During my annual two month stay by the Roman Sea, I spend a good deal of time on a certain shaded “terraza” overlooking a lovely Mediterranean landscape already described in this mass of dubious philosophical patter (see essay “O.J.”). This terraza is an appendage of a bar-restaurant and it is not unusual for someone to spend the whole day at this locale, alternating between the small beach in front of it and the use of its services.

As the history of mankind has made its way into the present, it has become the general supposition that consumers of the vacation product appreciate a constant backdrop of musical intervention. (One now buys a vacation in much the same way one buys a tube of toothpaste.) The entrepreneurs responsible for this locale, not being ones to ignore their pecuniary well being, have dutifully provided this intervention with a discrete system of speakers through which their musical collection can be universally heard.

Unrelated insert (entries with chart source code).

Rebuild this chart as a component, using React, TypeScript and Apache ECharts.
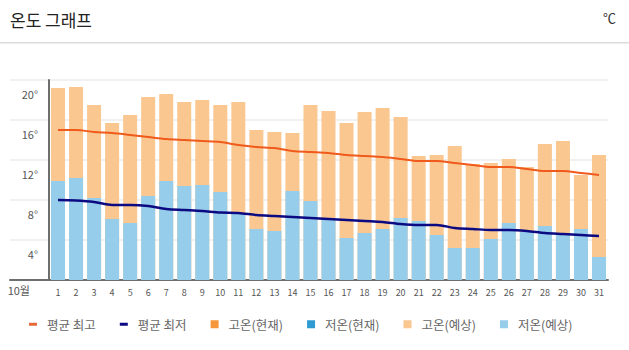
import React, { useEffect, useRef } from "react";
import * as echarts from "echarts";

const days = Array.from({ length: 31 }, (_, i) => String(i + 1));
const highForecast = [19.2, 19.3, 17.5, 15.7, 16.5, 18.3, 18.6, 17.8, 18.0, 17.5, 17.8, 15.0, 14.8, 14.7, 17.5, 16.9, 15.7, 16.8, 17.2, 16.3, 12.4, 12.5, 13.4, 11.6, 11.7, 12.1, 11.3, 13.6, 13.9, 10.5, 12.5];
const lowForecast = [9.9, 10.2, 8.2, 6.1, 5.7, 8.4, 9.9, 9.4, 9.5, 8.8, 6.6, 5.1, 4.9, 8.9, 7.9, 6.2, 4.2, 4.7, 5.1, 6.2, 5.9, 4.5, 3.2, 3.2, 4.1, 5.7, 4.8, 5.4, 4.7, 5.1, 2.3];
const highCurrent: (number | null)[] = [];
const lowCurrent: (number | null)[] = [];
const avgHigh = [15.0, 15.0, 14.8, 14.7, 14.5, 14.3, 14.1, 14.0, 13.9, 13.8, 13.5, 13.3, 13.2, 12.9, 12.8, 12.7, 12.5, 12.4, 12.3, 12.1, 11.9, 11.9, 11.7, 11.5, 11.3, 11.3, 11.1, 10.9, 10.9, 10.7, 10.5];
const avgLow = [8.0, 7.95, 7.8, 7.5, 7.5, 7.4, 7.1, 7.0, 6.9, 6.75, 6.7, 6.5, 6.4, 6.3, 6.2, 6.1, 6.0, 5.9, 5.8, 5.6, 5.5, 5.5, 5.2, 5.1, 5.0, 5.0, 4.9, 4.7, 4.6, 4.5, 4.4];
const monthLabel = "10월";
const titleText = "온도 그래프";
const unitText = "℃";

const FONT = "'Noto Sans CJK KR', 'Noto Sans', sans-serif";
const DASH = "path://M0,0L8,0L8,3L0,3Z";

export default function App() {
  const ref = useRef<HTMLDivElement>(null);
  useEffect(() => {
    if (!ref.current) return;
    const chart = echarts.init(ref.current, undefined, { renderer: "svg" });
    chart.setOption({
      animation: false,
      textStyle: { fontFamily: FONT },
      title: {
        text: titleText,
        left: 10,
        top: 11,
        padding: 0,
        textStyle: { fontSize: 17, fontWeight: "normal", color: "#222", fontFamily: FONT },
      },
      graphic: [
        {
          type: "text",
          right: 13,
          top: 11,
          style: { text: unitText, fontSize: 13, fill: "#333", fontFamily: FONT },
        },
        {
          type: "rect",
          left: 0,
          top: 42,
          shape: { width: 629, height: 1.5 },
          style: { fill: "#dcdcdc" },
        },
      ],
      legend: {
        left: 29,
        top: 318,
        padding: 0,
        itemWidth: 8,
        itemHeight: 8,
        itemGap: 24,
        symbolKeepAspect: true,
        textStyle: { fontSize: 12.5, color: "#666", fontFamily: FONT, padding: [0, 0, 0, 5] },
        data: [
          { name: "평균 최고", icon: DASH, itemStyle: { color: "#e46a38" } },
          { name: "평균 최저", icon: DASH, itemStyle: { color: "#0b0a82" } },
          { name: "고온(현재)", icon: "rect" },
          { name: "저온(현재)", icon: "rect" },
          { name: "고온(예상)", icon: "rect" },
          { name: "저온(예상)", icon: "rect" },
        ],
      },
      grid: [
        { left: 10, right: 21, top: 80, bottom: 70 },
        { left: 49, right: 21, top: 80, bottom: 70 },
      ],
      xAxis: [
        {
          gridIndex: 0,
          type: "value",
          min: 0,
          max: 1,
          axisLine: { show: true, lineStyle: { color: "#6e6e6e", width: 2 } },
          axisTick: { show: false },
          axisLabel: { show: false },
          splitLine: { show: false },
        },
        {
          gridIndex: 1,
          type: "category",
          data: days,
          axisLine: { show: false },
          axisTick: { show: false },
          axisLabel: { fontSize: 9, color: "#555", margin: 8, fontFamily: FONT },
        },
      ],
      yAxis: [
        {
          gridIndex: 0,
          type: "value",
          min: 0,
          max: 20,
          interval: 4,
          axisLine: { show: false },
          axisTick: { show: false },
          splitLine: { show: true, lineStyle: { color: "#ececec", width: 1.5 } },
          axisLabel: {
            inside: true,
            margin: 28,
            align: "right",
            verticalAlign: "top",
            color: "#555",
            fontSize: 11,
            fontFamily: FONT,
            formatter: (v: number) => (v === 0 ? "{b|" + monthLabel + "}" : "{a|" + v + "°}"),
            rich: {
              a: { padding: [9, 0, 0, 0], fontSize: 11, color: "#555", fontFamily: FONT },
              b: { padding: [5, 8, 0, 0], fontSize: 11, color: "#555", fontFamily: FONT },
            },
          },
        },
        {
          gridIndex: 1,
          type: "value",
          min: 0,
          max: 20,
          interval: 4,
          axisLine: { show: true, lineStyle: { color: "#6e6e6e", width: 2 } },
          axisTick: { show: false },
          axisLabel: { show: false },
          splitLine: { show: false },
        },
      ],
      series: [
        {
          name: "고온(예상)",
          type: "bar",
          xAxisIndex: 1,
          yAxisIndex: 1,
          data: highForecast,
          barWidth: 14,
          barGap: "-100%",
          itemStyle: { color: "#f9c78f" },
        },
        {
          name: "저온(예상)",
          type: "bar",
          xAxisIndex: 1,
          yAxisIndex: 1,
          data: lowForecast,
          barWidth: 14,
          barGap: "-100%",
          itemStyle: { color: "#95cdea" },
        },
        {
          name: "고온(현재)",
          type: "bar",
          xAxisIndex: 1,
          yAxisIndex: 1,
          data: highCurrent,
          barWidth: 14,
          barGap: "-100%",
          itemStyle: { color: "#f5973a" },
        },
        {
          name: "저온(현재)",
          type: "bar",
          xAxisIndex: 1,
          yAxisIndex: 1,
          data: lowCurrent,
          barWidth: 14,
          barGap: "-100%",
          itemStyle: { color: "#2e9bd2" },
        },
        {
          name: "평균 최고",
          type: "line",
          xAxisIndex: 1,
          yAxisIndex: 1,
          data: avgHigh,
          symbol: "none",
          smooth: 0.3,
          z: 5,
          lineStyle: { color: "#f05a1c", width: 2 },
          itemStyle: { color: "#f05a1c" },
        },
        {
          name: "평균 최저",
          type: "line",
          xAxisIndex: 1,
          yAxisIndex: 1,
          data: avgLow,
          symbol: "none",
          smooth: 0.3,
          z: 5,
          lineStyle: { color: "#0b0a82", width: 2.5 },
          itemStyle: { color: "#0b0a82" },
        },
      ],
    });
    return () => chart.dispose();
  }, []);
  return (
    <div
      ref={ref}
      style={{ position: "absolute", left: 0, top: 0, width: 629, height: 350, background: "#fff" }}
    />
  );
}
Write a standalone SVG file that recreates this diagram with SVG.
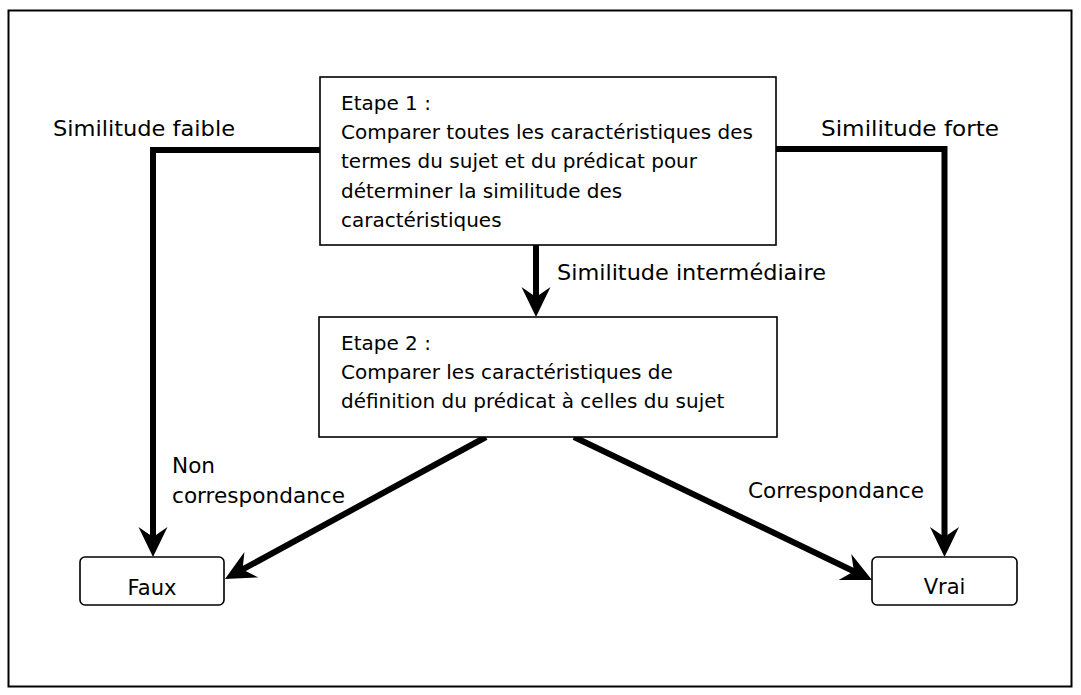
<svg xmlns="http://www.w3.org/2000/svg" width="1081" height="695" viewBox="0 0 1081 695">
<style>
text{font-family:"DejaVu Sans","Liberation Sans",sans-serif;font-size:20px;fill:#000}
.lbl{font-size:21px}
.box{fill:#fff;stroke:#000;stroke-width:1.6}
.rbox{fill:#fff;stroke:#000;stroke-width:1.6}
.edge{fill:none;stroke:#000;stroke-width:6;stroke-linejoin:miter}
.c{text-anchor:middle}
</style>
<defs>
<marker id="arr" markerUnits="userSpaceOnUse" orient="auto" overflow="visible" markerWidth="1" markerHeight="1" refX="0" refY="0">
<path d="M18,0 L-12,-14.5 L-2,0 L-12,14.5 Z" fill="#000"/>
</marker>
</defs>
<rect x="8.5" y="10.5" width="1063" height="676" fill="#fff" stroke="#000" stroke-width="2"/>
<g id="connectors">
<path class="edge" d="M320,150 H153 V539" marker-end="url(#arr)"/>
<path class="edge" d="M776,149 H944.5 V539" marker-end="url(#arr)"/>
<path class="edge" d="M536,245 V299" marker-end="url(#arr)"/>
<path class="edge" d="M486,437 L240.8,570.4" marker-end="url(#arr)"/>
<path class="edge" d="M574,437 L855.8,572.2" marker-end="url(#arr)"/>
<text class="lbl" x="53" y="136" textLength="182" lengthAdjust="spacingAndGlyphs">Similitude faible</text>
<text class="lbl" x="821" y="136" textLength="178" lengthAdjust="spacingAndGlyphs">Similitude forte</text>
<text class="lbl" x="557" y="280" textLength="269" lengthAdjust="spacingAndGlyphs">Similitude intermédiaire</text>
<text class="lbl" x="172" y="473" textLength="43" lengthAdjust="spacingAndGlyphs">Non</text>
<text class="lbl" x="172" y="503" textLength="173" lengthAdjust="spacingAndGlyphs">correspondance</text>
<text class="lbl" x="748" y="498" textLength="176" lengthAdjust="spacingAndGlyphs">Correspondance</text>
</g>
<g id="etape1">
<rect class="box" x="320" y="77" width="456" height="168"/>
<text x="341" y="110">Etape 1 :</text>
<text x="341" y="139">Comparer toutes les caractéristiques des</text>
<text x="341" y="168">termes du sujet et du prédicat pour</text>
<text x="341" y="198">déterminer la similitude des</text>
<text x="341" y="227">caractéristiques</text>
</g>
<g id="etape2">
<rect class="box" x="319" y="317" width="458" height="120"/>
<text x="341" y="350">Etape 2 :</text>
<text x="341" y="379">Comparer les caractéristiques de</text>
<text x="341" y="408">définition du prédicat à celles du sujet</text>
</g>
<g id="faux">
<rect class="rbox" x="80" y="557" width="144" height="48" rx="5" ry="5"/>
<text class="c lbl" x="152" y="595">Faux</text>
</g>
<g id="vrai">
<rect class="rbox" x="872" y="557" width="145" height="48" rx="5" ry="5"/>
<text class="c lbl" x="944.5" y="594">Vrai</text>
</g>
</svg>
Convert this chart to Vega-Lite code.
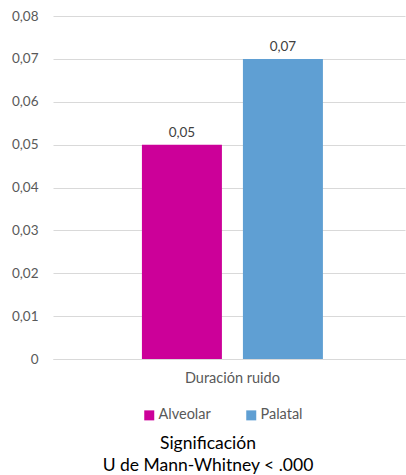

Unfortunately, in one of the colossal technological blunders of the post-industrial economy, once a disc is placed in the apparatus that provides the music, it will continue to play until someone actually decides to remove it. I have personally been witness to days in which the same tape has … entertained? idiotized? hypnotized? tortured? … the same vacationing consumers for as much as 7 hours. It wasn’t until it had circulated for something like 10 times, that a humanoid, for reasons still beyond the grasp of modern science, decided to put an end to this Ming Dynasty of music.

What I have just described is not an isolated case. I have observed this phenomenon on numerous occasions and have never seen any bronzing consumer of sun and fun either solicit or complain about this repetitive musical backdrop. The music (or perhaps it would be more correct to say the “noise”) had been unconsciously assimilated into the natural environment, like the sun or wind, as if it had always been there.

It’s relevant to state that this is not an attack on the quality of the music. This is not a question of taste, style, or predilection. Perhaps the point of this essay is to show how irrelevant all that has now become; just so long as it is there, grinding away anonymously in the background … who cares what it is?

One can only imagine the disappointment Mozart or Beethoven would feel — or even Lennon or Dylan — if they could show up on the terraza and see how the art form they had invested so much time and energy in had become little more than a bodily function inserted so routinely and thoughtlessly into one’s life.

Excerpt from Kundera’s novel, “The Unbearable Lightness of Being”:

(A man and woman are dining in a restaurant where some loud, rhythmic music is coming through the sound system. The woman seems annoyed.)

“Don’t you like music?” asks Franz.

“No”, says Sabina, and then she adds, “Maybe if I lived in a different time …” She thought back to when Johann Sebastian Bach lived, when music was like a rose that grew on an enormous snowy plain of silence.

This noise disguised as music has chased her since her infancy. She remembers when she studied painting in the Academy. The music was piped in through loudspeakers from early in the morning until 9 at night. Even though it was light and happy, it made her want to cry. It was impossible to escape, even in the bathroom or under the bedcovers, it was everywhere.

At the time she thought this musical barbarism only existed in the Communist world. When she went into exile, she found out this transformation of music into noise is a planetary process, one in which humanity is entering into an historical phase of complete ugliness. Its first manifestations have been an omnipresent acoustical ugliness: cars, motorcycles, electric guitars, drills, loudspeakers, sirens. The omnipresence of visual ugliness would soon arrive as well.